After retiring from full-time government service, he joined the staff at the St. Ann’s Hospital in 1958 on a part-time basis as Physician and Staff Medical Officer. He served in this capacity until shortly before his death.

According to the Caribbean Medical Journal: "His clinical ability and diagnostic skill are recorded in many issues of the Journal. He was one of a triumvirate who laid the foundations of clinical medicine at the Colonial Hospital, now General Hospital, Port of Spain. He always found time to assist the student nurses both at work and when off duty. It was through his instrumentality that a club was formed by the student nurses. The club produced Nursing Journal, arranged concerts, etc. His arduous duties as President of the Civil Service Association will always be remembered with gratitude. He was a keen sportsman; cricket, bridge and chess were his hobbies."

== Contributions to sport ==

Francis was an avid sportsman, referee and sports administrator. As an athlete, he captained school cricket and football teams at St. Mary’s College and the National University of Ireland, and competed with the championship-winning Maple Club — of which he was a founder member, and which was "once regarded as "The Greatest" team ever to grace the soccer fields in Trinidad and Tobago [and] became the first league champions in 1927 in the Trinidad Amateur Football Association (TAFA) competition" (see also: List of Trinidad and Tobago football champions).

In addition, he was Island Chess Champion at the 1939 Trinidad and Tobago Chess Championship (also representing Trinidad at chess 1938 and 1948); Snooker Champion (1941); represented Trinidad in Inter-Colonial Cricket (1939); won the Open Doubles Tennis Champion (1946), and also won the Maple Club’s Men’s Doubles Lawn Tennis title of Maple Club with Alroy Nicholls in 1957. He also managed the Trinidad football team trip to Barbados (1944), and was a TAFA referee.

He was instrumental in forming the Bonanza Cricket League, Maple Club, and the Trinidad Cricket Council (which became the Trinidad and Tobago Cricket Board — the latter with Sir Errol Dos Santos, Sir Lindsay Grant, and Lord Learie Constantine in 1956. He served as President for a time with each organisation, holding the position at Maple Club from 1950 through 1964.

Upon his death, several articles appeared in the newspapers commenting on his contribution to sports. "He made a substantial contribution to our sport," wrote footballer and commentator Albert "Bootins" Alkins in his Trinidad Express column. Brunell Jones wrote in the Evening News: "The Bonanza era spawned a large army of knowledgeable men in cricket and Dr. Francis was among the best of them. He could smell a bad shot, a faulty bit of fielding or a bad ball a mile off, and he could write about the game." Sir Errol Dos Santos told the Trinidad Express: "Dr. Francis will be greatly missed. He was a great asset to the cricket world." In the Trinidad Guardian, Alvin Corneal wrote: "With his death there now appears a vacuum in the sporting world. It will be, of course, a long time before this vacuum is replaced."

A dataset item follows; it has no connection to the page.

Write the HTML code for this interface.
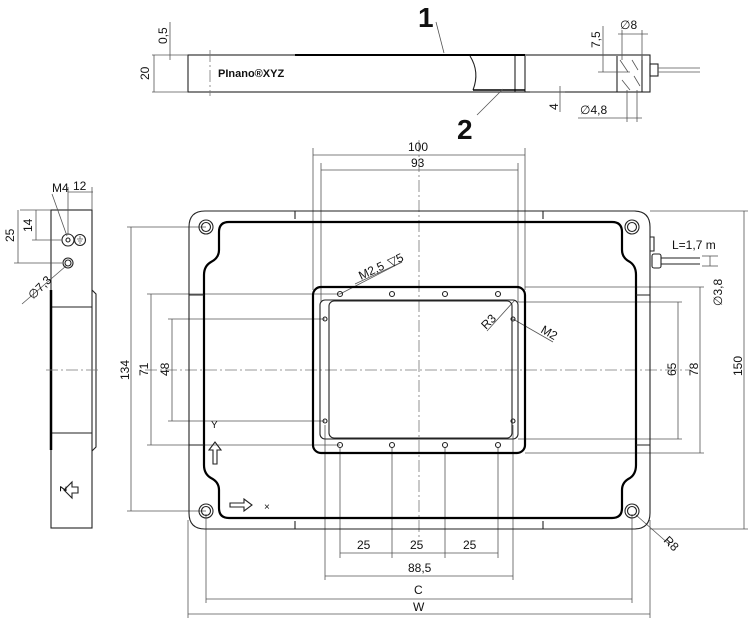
<!DOCTYPE html>
<html><head><meta charset="utf-8"><style>
html,body{margin:0;padding:0;background:#fff;}
svg{display:block;font-family:"Liberation Sans",Arial,sans-serif;}
.t{stroke:#000;stroke-width:2.2;fill:none}
.m{stroke:#222;stroke-width:1.1;fill:none}
.d{stroke:#555;stroke-width:0.8;fill:none}
.c{stroke:#777;stroke-width:0.8;fill:none;stroke-dasharray:12 3 2 3}
text{font-size:12px;fill:#111}
</style></head><body>
<svg width="750" height="625" viewBox="0 0 750 625" xmlns="http://www.w3.org/2000/svg">
<!-- ===== TOP SIDE VIEW ===== -->
<rect x="188" y="55" width="462" height="37" class="m"/>
<path d="M295 55 H525" stroke="#000" stroke-width="2"/>
<line x1="210" y1="50" x2="210" y2="96" class="c"/>
<path d="M470 56 Q480 72 473 90" class="m"/>
<path d="M515 56 L515 92 M525 56 L525 92" class="m"/>
<path d="M473 90 H525" stroke="#000" stroke-width="1.6"/>
<path d="M617 56 V92 M642 56 V92" class="m"/>
<path d="M620 60 l8 12 M622 80 l8 10 M632 60 l6 10 M634 76 l6 10" class="d"/>
<rect x="650" y="64" width="8" height="12" class="m"/>
<line x1="658" y1="68" x2="700" y2="68" class="d"/><line x1="658" y1="72" x2="700" y2="72" class="d"/>
<text x="218" y="77" style="font-size:11px;font-weight:bold">PInano®XYZ</text>
<text x="418" y="27" style="font-size:28px;font-weight:bold">1</text>
<line x1="436" y1="22" x2="444" y2="53" class="d"/>
<text x="457" y="139" style="font-size:28px;font-weight:bold">2</text>
<line x1="477" y1="115" x2="503" y2="89" class="d"/>
<!-- dims side -->
<line x1="152" y1="55" x2="188" y2="55" class="d"/><line x1="152" y1="92" x2="188" y2="92" class="d"/>
<line x1="154" y1="55" x2="154" y2="92" class="d"/>
<text transform="translate(149,80) rotate(-90)">20</text>
<line x1="170" y1="22" x2="170" y2="60" class="d"/>
<text transform="translate(167,44) rotate(-90)">0,5</text>
<line x1="603" y1="26" x2="603" y2="72" class="d"/>
<line x1="598" y1="72" x2="630" y2="72" class="d"/>
<text transform="translate(600,48) rotate(-90)">7,5</text>
<line x1="618" y1="34" x2="648" y2="34" class="d"/>
<line x1="622" y1="30" x2="622" y2="60" class="d"/><line x1="642" y1="30" x2="642" y2="60" class="d"/>
<text x="620" y="29">∅8</text>
<line x1="560" y1="86" x2="560" y2="112" class="d"/>
<line x1="530" y1="92" x2="565" y2="92" class="d"/>
<text transform="translate(558,110) rotate(-90)">4</text>
<line x1="578" y1="118" x2="642" y2="118" class="d"/>
<line x1="627" y1="90" x2="627" y2="122" class="d"/><line x1="637" y1="90" x2="637" y2="122" class="d"/>
<text x="580" y="114">∅4,8</text>

<!-- ===== LEFT SIDE VIEW ===== -->
<rect x="51" y="210" width="41" height="318" class="m"/>
<line x1="51" y1="307" x2="92" y2="307" class="m"/><line x1="51" y1="433" x2="92" y2="433" class="m"/>
<path d="M92 290 l4 4 V447 l-4 4" class="m"/>
<path d="M51 290 V450" stroke="#000" stroke-width="2.5"/>
<line x1="46" y1="370" x2="98" y2="370" class="c"/>
<circle cx="68" cy="240" r="6" class="m"/><circle cx="68" cy="240" r="2" class="m"/>
<circle cx="80" cy="240" r="5.5" class="m"/>
<path d="M77 239 h6 M78 241 h4 M79 243 h2 M80 236 v3" class="d"/>
<circle cx="68" cy="263" r="5" class="m"/><circle cx="68" cy="263" r="3" class="m"/>
<line x1="20" y1="210" x2="51" y2="210" class="d"/><line x1="32" y1="240" x2="62" y2="240" class="d"/>
<line x1="14" y1="263" x2="62" y2="263" class="d"/>
<line x1="18" y1="210" x2="18" y2="263" class="d"/><line x1="36" y1="210" x2="36" y2="240" class="d"/>
<text transform="translate(14,242) rotate(-90)">25</text>
<text transform="translate(32,232) rotate(-90)">14</text>
<line x1="68" y1="187" x2="68" y2="235" class="d"/><line x1="92" y1="187" x2="92" y2="210" class="d"/>
<line x1="68" y1="192" x2="93" y2="192" class="d"/>
<text x="73" y="190">12</text>
<text x="52" y="192">M4</text>
<line x1="52" y1="194" x2="67" y2="236" class="d"/>
<line x1="22" y1="304" x2="66" y2="266" class="d"/>
<text transform="translate(33,300) rotate(-45)">∅7,3</text>
<path d="M66 487 h6 v-5 l8 8 l-8 8 v-5 h-6z" transform="rotate(180 72 490)" class="m"/>
<text transform="translate(60,486) rotate(90)" style="font-size:9px;font-weight:bold">Z</text>

<!-- ===== TOP VIEW ===== -->
<line x1="419" y1="140" x2="419" y2="540" class="c"/>
<line x1="145" y1="370" x2="690" y2="370" class="c"/>
<g class="d">
<line x1="313" y1="148" x2="313" y2="290"/><line x1="525" y1="148" x2="525" y2="290"/>
<line x1="321" y1="163" x2="321" y2="302"/><line x1="518" y1="163" x2="518" y2="302"/>
<line x1="340" y1="448" x2="340" y2="558"/><line x1="392" y1="448" x2="392" y2="558"/>
<line x1="445" y1="448" x2="445" y2="558"/><line x1="498" y1="448" x2="498" y2="558"/>
<line x1="325" y1="425" x2="325" y2="580"/><line x1="513" y1="425" x2="513" y2="580"/>
<line x1="206" y1="514" x2="206" y2="603"/><line x1="632" y1="514" x2="632" y2="603"/>
<line x1="188" y1="520" x2="188" y2="618"/><line x1="650" y1="520" x2="650" y2="618"/>
<line x1="127" y1="227" x2="206" y2="227"/><line x1="127" y1="511" x2="206" y2="511"/>
<line x1="147" y1="294" x2="340" y2="294"/><line x1="147" y1="445" x2="340" y2="445"/>
<line x1="168" y1="319" x2="325" y2="319"/><line x1="168" y1="421" x2="325" y2="421"/>
<line x1="518" y1="302" x2="682" y2="302"/><line x1="518" y1="439" x2="682" y2="439"/>
<line x1="525" y1="287" x2="704" y2="287"/><line x1="525" y1="453" x2="704" y2="453"/>
<line x1="650" y1="211" x2="748" y2="211"/><line x1="650" y1="529" x2="748" y2="529"/>
<line x1="131" y1="227" x2="131" y2="511"/><line x1="151" y1="294" x2="151" y2="445"/>
<line x1="172" y1="319" x2="172" y2="421"/>
<line x1="678" y1="302" x2="678" y2="439"/><line x1="700" y1="287" x2="700" y2="453"/>
<line x1="744" y1="211" x2="744" y2="529"/>
<line x1="313" y1="155" x2="525" y2="155"/><line x1="321" y1="170" x2="518" y2="170"/>
<line x1="340" y1="553" x2="498" y2="553"/><line x1="325" y1="576" x2="513" y2="576"/>
<line x1="206" y1="599" x2="632" y2="599"/><line x1="188" y1="614" x2="650" y2="614"/>
<line x1="636" y1="515" x2="670" y2="545"/>
<line x1="340" y1="294" x2="402" y2="262"/><line x1="355" y1="284" x2="402" y2="262"/>
<line x1="487" y1="331" x2="515" y2="300"/><line x1="513" y1="319" x2="553" y2="342"/>
<line x1="710" y1="256" x2="710" y2="266"/><line x1="702" y1="256" x2="718" y2="256"/><line x1="702" y1="266" x2="718" y2="266"/>
</g>
<text x="408" y="151">100</text><text x="411" y="167">93</text>
<text x="357" y="549">25</text><text x="410" y="549">25</text><text x="463" y="549">25</text>
<text x="408" y="572">88,5</text><text x="414" y="594">C</text><text x="413" y="611">W</text>
<text transform="translate(129,380) rotate(-90)">134</text>
<text transform="translate(148,376) rotate(-90)">71</text>
<text transform="translate(169,376) rotate(-90)">48</text>
<text transform="translate(676,376) rotate(-90)">65</text>
<text transform="translate(698,376) rotate(-90)">78</text>
<text transform="translate(742,376) rotate(-90)">150</text>
<text transform="translate(722,306) rotate(-90)">∅3,8</text>
<text x="672" y="249">L=1,7 m</text>
<text transform="translate(663,541) rotate(45)">R8</text>
<text transform="translate(361,280) rotate(-25)">M2,5</text>
<text transform="translate(390,267) rotate(-25)">▽5</text>
<text transform="translate(486,330) rotate(-45)">R3</text>
<text transform="translate(540,332) rotate(30)">M2</text>
<path d="M205 211 H634 Q650 211 650 227 V513 Q650 529 634 529 H205 Q189 529 189 513 V227 Q189 211 205 211Z" class="m"/>
<path d="M295 211 V219 M543 211 V219 M295 529 V521 M543 529 V521" class="m"/>
<path d="M650 237 h4 v14 h-4" class="m"/>
<path d="M229 222 H612 Q622 222 622 232 V250 Q622 258 630 262 Q636 266 636 275 V465 Q636 474 630 478 Q622 482 622 490 V508 Q622 518 612 518 H229 Q219 518 219 508 V490 Q219 482 211 478 Q204 474 204 465 V275 Q204 266 211 262 Q219 258 219 250 V232 Q219 222 229 222Z" class="t"/>
<path d="M189 295 h15 M189 445 h15 M636 295 h14 M636 445 h14" class="m"/>
<rect x="652" y="254" width="9" height="14" rx="2" class="m"/>
<line x1="661" y1="258" x2="700" y2="258" class="m"/><line x1="661" y1="264" x2="700" y2="264" class="m"/>
<g class="m">
<circle cx="206" cy="227" r="7"/><circle cx="206" cy="227" r="4.5"/>
<circle cx="632" cy="227" r="7"/><circle cx="632" cy="227" r="4.5"/>
<circle cx="206" cy="511" r="7"/><circle cx="206" cy="511" r="4.5"/>
<circle cx="632" cy="511" r="7"/><circle cx="632" cy="511" r="4.5"/>
</g>
<rect x="313" y="287" width="212" height="166" rx="8" class="t"/>
<rect x="320" y="300" width="198" height="139" rx="5" class="m"/>
<rect x="329" y="301" width="183" height="137" rx="5" class="m"/>
<g class="m">
<circle cx="340" cy="294" r="2.5"/><circle cx="392" cy="294" r="2.5"/><circle cx="445" cy="294" r="2.5"/><circle cx="498" cy="294" r="2.5"/>
<circle cx="340" cy="445" r="2.5"/><circle cx="392" cy="445" r="2.5"/><circle cx="445" cy="445" r="2.5"/><circle cx="498" cy="445" r="2.5"/>
<circle cx="325" cy="319" r="2"/><circle cx="325" cy="421" r="2"/><circle cx="513" cy="319" r="2"/><circle cx="513" cy="421" r="2"/>
</g>
<path d="M213 464 v-14 h-4 l6 -8 l6 8 h-4 v14z" class="m"/>
<text x="211" y="428" style="font-size:10px">Y</text>
<path d="M230 503 h14 v-4 l8 6 l-8 6 v-4 h-14z" class="m"/>
<text x="264" y="510" style="font-size:10px">×</text>
</svg>
</body></html>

== Awards and recognition ==

In 1971, he was awarded the nation’s second highest civilian honour: the Trinidad and Tobago Chaconia Medal (Gold) for Medicine and Public Service.

On his passing, the House of Representative held one minute’s silence to honour Sir Warner Boos (Chairman of the Public Service Association), Alderman Fitz Blackman (former Mayor of Port of Spain), and Dr. A.G. Francis. Tributes were paid by Kamaluddin Mohammed, Minister of Health & Leader of Government Business in the House, as well as by Opposition Leader Roy Richardson. The Trinidad and Tobago Medical Association cancelled its annual dinner as a mark of respect.

In 1999, Francis was inducted into the St. Mary’s College Hall of Fame.

== Personal life ==

He married Lorna Kilgour in 1940, and had three children (among them musician Gretta Taylor), and three grandchildren. There are references to him in several media with incorrect spelling, as Dr. Aldwyn Francis and Dr. Alwyn Francis.